When the problem happens, what was packet 9 in capture 1 is gone. Which is why getaddrinfo() retries 5 seconds later (after the gap between packet 26 and 30), in packets 30 and 32, but now sequentially:
Why does the problem happen in capture 2? Surely because of that extra color... the beige ARP packets at 24 and 25. In other words, in the first call, the DNS client's IP address is in the DNS server's ARP cache, so the server does not need to resolve the client IP address. In the second case, the DNS clients's ARP cache in the DNS server has expired, so the server needs to perform an ARP query before being able to send what would be packets 9 and 10 in the first case (I would have thought the server could figure out the ARP address from packets 22 and 23, but apparently that is not how that Windows works).
As explained in Microsoft's ARP caching behavior documentation, in recent Windows versions, an ARP cache record is [usually] maintained for a random time between 30 and 90 seconds after the last time it was used. This must be why that bug was pretty hard to track. Therefore, if the server and the client communicate at least each 30 seconds, this timeout should only be experienced once. This means that in the case of Windows Server DNS servers, the behavior would be the same if glibc didn't fallback to serial queries after the timeout.
Causes and solutions
I have not found a server-side workaround (besides, I guess, disabling IPv6). Unfortunately, I believe this needs to be worked around on every GNU client.
It is more interesting to try determining the root cause of this issue and definitive solutions. glibc developers consider it a Windows bug. But would Microsoft leave a bug which must be triggered millions of times per day unfixed for years?
The captures clearly show that glibc starts with the IPv4 query. Which means the Windows server can only send the AAAA reply after it can send the A reply. In general, that must mean it replies to both. But when the server has to wait for an ARP reply before sending its DNS reply, it may have received the AAAA request before it is able to send the A reply. I would need to perform a server-side capture to confirm that, but it could be that Windows detects that situation and decides to send a single reply to save bandwidth and/or favor IPv6 usage. If the goal was simply to favor IPv6, it would probably be better to just send the AAAA reply before the A reply.

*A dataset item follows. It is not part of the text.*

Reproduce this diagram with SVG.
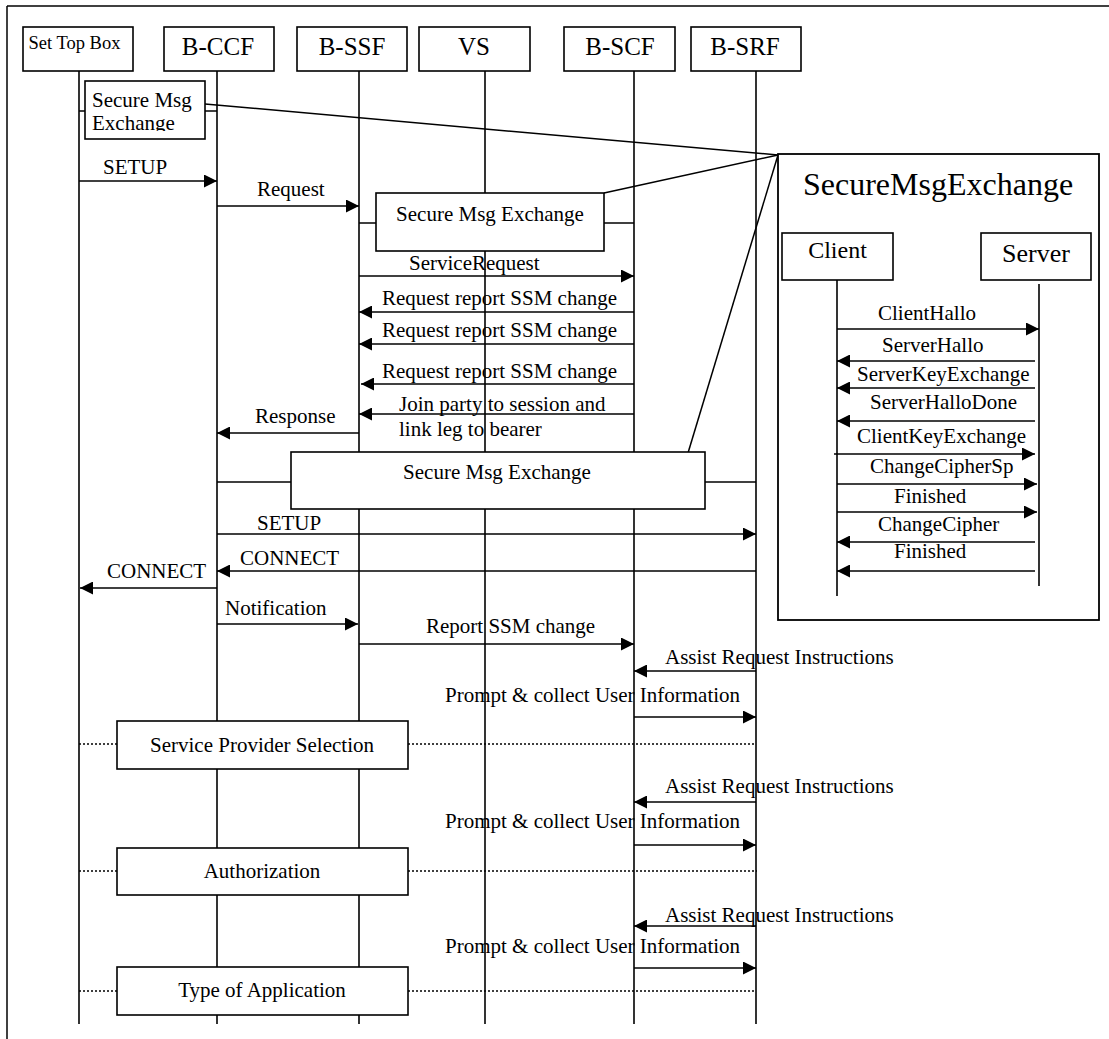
<svg xmlns="http://www.w3.org/2000/svg" width="1109" height="1039" viewBox="0 0 1109 1039">
<style>
text{font-family:"Liberation Serif","Times New Roman",serif;fill:#000}
.m{font-size:21px}
.h{font-size:25px;text-anchor:middle}
.c{text-anchor:middle}
.box{fill:#fff;stroke:#000;stroke-width:1.6}
.ll{stroke:#000;stroke-width:1.6;fill:none}
.ar{stroke:#000;stroke-width:1.6;fill:none;marker-end:url(#ah)}
.ln{stroke:#000;stroke-width:1.5;fill:none}
.dot{stroke:#000;stroke-width:1.6;stroke-dasharray:2 2;fill:none}
</style>
<defs>
<marker id="ah" markerUnits="userSpaceOnUse" markerWidth="14" markerHeight="13" refX="13" refY="6.5" orient="auto">
<path d="M0,0 L13,6.5 L0,13 z" fill="#000"/>
</marker>
<clipPath id="smclip"><rect x="85" y="81" width="120" height="50"/></clipPath>
</defs>
<rect x="0" y="0" width="1109" height="1039" fill="#fff"/>
<g id="frame">
<line class="ln" x1="7" y1="6" x2="1109" y2="6"/>
<line class="ln" x1="7" y1="6" x2="7" y2="1039"/>
</g>

<g id="lifelines">
<line class="ll" x1="79" y1="71" x2="79" y2="1024"/>
<line class="ll" x1="217" y1="71" x2="217" y2="1024"/>
<line class="ll" x1="359" y1="71" x2="359" y2="1024"/>
<line class="ll" x1="485" y1="71" x2="485" y2="1024"/>
<line class="ll" x1="634" y1="71" x2="634" y2="1024"/>
<line class="ll" x1="756" y1="71" x2="756" y2="1024"/>
</g>

<g id="connectors">
<line class="ln" x1="205" y1="104" x2="778" y2="155"/>
<line class="ln" x1="604" y1="193" x2="778" y2="155"/>
<line class="ln" x1="688" y1="453" x2="778" y2="155"/>
<line class="ln" x1="79" y1="111" x2="85" y2="111"/>
<line class="ln" x1="205" y1="111" x2="217" y2="111"/>
<line class="ln" x1="359" y1="223" x2="376" y2="223"/>
<line class="ln" x1="604" y1="223" x2="634" y2="223"/>
<line class="ln" x1="217" y1="482" x2="291" y2="482"/>
<line class="ln" x1="705" y1="482" x2="756" y2="482"/>
<line class="ar" x1="79" y1="181" x2="217" y2="181"/>
<line class="ar" x1="217" y1="206" x2="359" y2="206"/>
<line class="ar" x1="359" y1="276" x2="634" y2="276"/>
<line class="ar" x1="634" y1="312" x2="359" y2="312"/>
<line class="ar" x1="634" y1="344" x2="359" y2="344"/>
<line class="ar" x1="634" y1="384" x2="361" y2="384"/>
<line class="ar" x1="634" y1="414" x2="359" y2="414"/>
<line class="ar" x1="359" y1="433" x2="217" y2="433"/>
<line class="ar" x1="217" y1="534" x2="756" y2="534"/>
<line class="ar" x1="756" y1="571" x2="217" y2="571"/>
<line class="ar" x1="217" y1="588" x2="80" y2="588"/>
<line class="ar" x1="217" y1="624" x2="358" y2="624"/>
<line class="ar" x1="359" y1="644" x2="634" y2="644"/>
<line class="ar" x1="756" y1="671" x2="634" y2="671"/>
<line class="ar" x1="634" y1="717" x2="756" y2="717"/>
<line class="dot" x1="79" y1="744" x2="117" y2="744"/>
<line class="dot" x1="408" y1="744" x2="756" y2="744"/>
<line class="ar" x1="756" y1="802" x2="634" y2="802"/>
<line class="ar" x1="634" y1="845" x2="756" y2="845"/>
<line class="dot" x1="79" y1="871" x2="117" y2="871"/>
<line class="dot" x1="408" y1="871" x2="757" y2="871"/>
<line class="ar" x1="756" y1="926" x2="634" y2="926"/>
<line class="ar" x1="634" y1="968" x2="756" y2="968"/>
<line class="dot" x1="79" y1="991" x2="117" y2="991"/>
<line class="dot" x1="408" y1="991" x2="756" y2="991"/>
</g>

<g id="labels">
<text class="m" x="103" y="174">SETUP</text>
<text class="m" x="257" y="196">Request</text>
<text class="m" x="409" y="270">ServiceRequest</text>
<text class="m" x="382" y="305">Request report SSM change</text>
<text class="m" x="382" y="337">Request report SSM change</text>
<text class="m" x="382" y="378">Request report SSM change</text>
<text class="m" x="399" y="411">Join party to session and</text>
<text class="m" x="399" y="436">link leg to bearer</text>
<text class="m" x="255" y="423">Response</text>
<text class="m" x="257" y="530">SETUP</text>
<text class="m" x="240" y="565">CONNECT</text>
<text class="m" x="107" y="578">CONNECT</text>
<text class="m" x="225" y="615">Notification</text>
<text class="m" x="426" y="633">Report SSM change</text>
<text class="m" x="665" y="664">Assist Request Instructions</text>
<text class="m" x="445" y="702">Prompt &amp; collect User Information</text>
<text class="m" x="665" y="793">Assist Request Instructions</text>
<text class="m" x="445" y="828">Prompt &amp; collect User Information</text>
<text class="m" x="665" y="922">Assist Request Instructions</text>
<text class="m" x="445" y="953">Prompt &amp; collect User Information</text>
</g>

<g id="stb"><rect class="box" x="23" y="27" width="110" height="44"/><text x="74.5" y="49" font-size="18.5" text-anchor="middle">Set Top Box</text></g>
<g id="bccf"><rect class="box" x="164" y="27" width="110" height="44"/><text class="h" x="218" y="55">B-CCF</text></g>
<g id="bssf"><rect class="box" x="297" y="27" width="110" height="44"/><text class="h" x="352" y="55">B-SSF</text></g>
<g id="vs"><rect class="box" x="419" y="27" width="111" height="44"/><text class="h" x="474" y="55">VS</text></g>
<g id="bscf"><rect class="box" x="564" y="27" width="111" height="44"/><text class="h" x="620" y="55">B-SCF</text></g>
<g id="bsrf"><rect class="box" x="691" y="27" width="110" height="44"/><text class="h" x="745" y="55">B-SRF</text></g>

<g id="sme1"><rect class="box" x="85" y="81" width="120" height="58"/>
<g clip-path="url(#smclip)"><text class="m" x="92" y="107">Secure Msg</text><text class="m" x="92" y="130">Exchange</text></g></g>
<g id="sme2"><rect class="box" x="376" y="193" width="228" height="58"/><text class="m c" x="490" y="221">Secure Msg Exchange</text></g>
<g id="sme3"><rect class="box" x="291" y="452" width="414" height="57"/><text class="m c" x="497" y="479">Secure Msg Exchange</text></g>

<g id="sps"><rect class="box" x="117" y="721" width="291" height="48"/><text class="m c" x="262" y="752">Service Provider Selection</text></g>
<g id="auth"><rect class="box" x="117" y="848" width="291" height="47"/><text class="m c" x="262" y="878">Authorization</text></g>
<g id="toa"><rect class="box" x="117" y="967" width="291" height="48"/><text class="m c" x="262" y="997">Type of Application</text></g>

<g id="panel">
<rect x="778" y="154" width="321" height="466" fill="#fff" stroke="#000" stroke-width="1.8"/>
<text x="803" y="195" font-size="32">SecureMsgExchange</text>
<g id="client"><rect class="box" x="782" y="233" width="111" height="47"/><text x="837.5" y="258" font-size="24" text-anchor="middle">Client</text></g>
<g id="server"><rect class="box" x="981" y="233" width="110" height="47"/><text x="1036" y="262" font-size="26" text-anchor="middle">Server</text></g>
<g id="panel-connectors">
<line class="ll" x1="837" y1="280" x2="837" y2="596"/>
<line class="ll" x1="1039" y1="284" x2="1039" y2="586"/>
<line class="ar" x1="837" y1="329" x2="1039" y2="329"/>
<line class="ar" x1="1035" y1="361" x2="837" y2="361"/>
<line class="ar" x1="1035" y1="388" x2="837" y2="388"/>
<line class="ar" x1="1035" y1="421" x2="837" y2="421"/>
<line class="ar" x1="834" y1="454" x2="1035" y2="454"/>
<line class="ar" x1="837" y1="484" x2="1037" y2="484"/>
<line class="ar" x1="837" y1="512" x2="1037" y2="512"/>
<line class="ar" x1="1035" y1="542" x2="837" y2="542"/>
<line class="ar" x1="1035" y1="571" x2="837" y2="571"/>
</g>
<text class="m" x="878" y="320">ClientHallo</text>
<text class="m" x="882" y="352">ServerHallo</text>
<text class="m" x="857" y="381">ServerKeyExchange</text>
<text class="m" x="870" y="409">ServerHalloDone</text>
<text class="m" x="857" y="443">ClientKeyExchange</text>
<text class="m" x="870" y="473">ChangeCipherSp</text>
<text class="m" x="894" y="503">Finished</text>
<text class="m" x="878" y="531">ChangeCipher</text>
<text class="m" x="894" y="558">Finished</text>
</g>
</svg>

Windows may be doing a heuristic optimization by guessing that the client just needs one address, which would certainly be wrong sometimes. This could be considered a bug in so far as failure to reply constitutes a bug.

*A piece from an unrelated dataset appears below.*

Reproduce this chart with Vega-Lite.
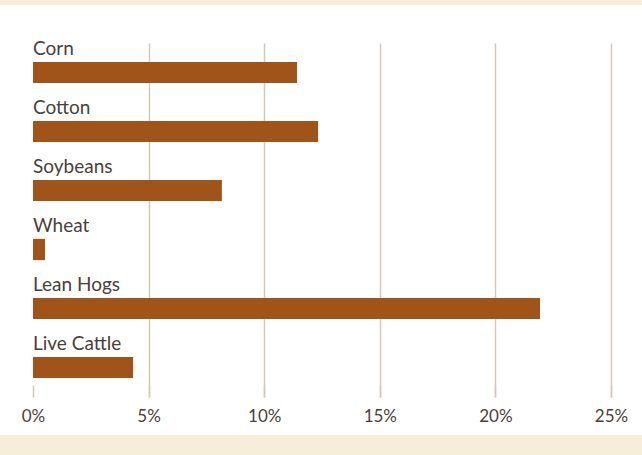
{
  "$schema": "https://vega.github.io/schema/vega-lite/v6.json",
  "width": 578,
  "height": 354,
  "autosize": {"type": "none"},
  "padding": {"left": 33, "top": 43, "right": 31, "bottom": 58},
  "background": "#f6eed9",
  "config": {
    "view": {"fill": "white", "stroke": "white", "strokeWidth": 76},
    "font": "Lato"
  },
  "data": {
    "values": [
      {"commodity": "Corn", "pct": 11.42},
      {"commodity": "Cotton", "pct": 12.33},
      {"commodity": "Soybeans", "pct": 8.17},
      {"commodity": "Wheat", "pct": 0.52},
      {"commodity": "Lean Hogs", "pct": 21.93},
      {"commodity": "Live Cattle", "pct": 4.33}
    ]
  },
  "encoding": {
    "y": {
      "field": "commodity",
      "type": "nominal",
      "sort": null,
      "scale": {"paddingInner": 0, "paddingOuter": 0},
      "axis": null
    }
  },
  "layer": [
    {
      "mark": {"type": "bar", "color": "#a0541a", "height": {"band": 0.36}},
      "encoding": {
        "x": {
          "field": "pct",
          "type": "quantitative",
          "scale": {"domain": [0, 25], "nice": false},
          "axis": {
            "values": [0, 5, 10, 15, 20, 25],
            "labelExpr": "datum.value + '%'",
            "title": null,
            "domain": false,
            "offset": -12,
            "tickSize": 12,
            "tickWidth": 1.5,
            "tickColor": "#d5c8bb",
            "grid": true,
            "gridColor": "#d5c8bb",
            "gridWidth": 1.5,
            "gridOpacity": {"condition": {"test": "datum.value === 0", "value": 0}, "value": 1},
            "labelFontSize": 17,
            "labelColor": "#4a3f3a",
            "labelPadding": 11,
            "labelFlush": false,
            "labelFont": "Lato"
          }
        }
      }
    },
    {
      "mark": {"type": "text", "align": "left", "baseline": "alphabetic", "dy": -18, "fontSize": 19, "color": "#4a3f3a"},
      "encoding": {
        "x": {"datum": 0, "type": "quantitative"},
        "text": {"field": "commodity"}
      }
    }
  ]
}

DNS clients and the protocol
But there is certainly a client-side issue as well at least in this case. The client requests both an IPv4 address and an IPv6 address while it only needs one. Unless this is a strategy to minimize further queries, this is inefficient.
According to this Stack Overflow thread, it is not clear that requesting both A and AAAA records in a single DNS query is possible. And even that would not be the most optimal solution — that is, requesting whatever single IP address should be used.
From getaddrinfo()'s perspective, it cannot be optimized, since the caller has requested any address to be returned. So the problem is really in dig and other DNS clients calling getaddrinfo() just to resolve a hostname. These clients are all suboptimal. gethostbyname() is optimal, but obsolete since it is not compatible with IPv6. There should be a resolving function which either returns the first IP address obtained, or returns both without blocking while waiting for the second. Clearly, each program cannot implement such a function itself. I do not know glibc, but a C library's API should allow such a resolution. If it doesn't, glibc has an issue too.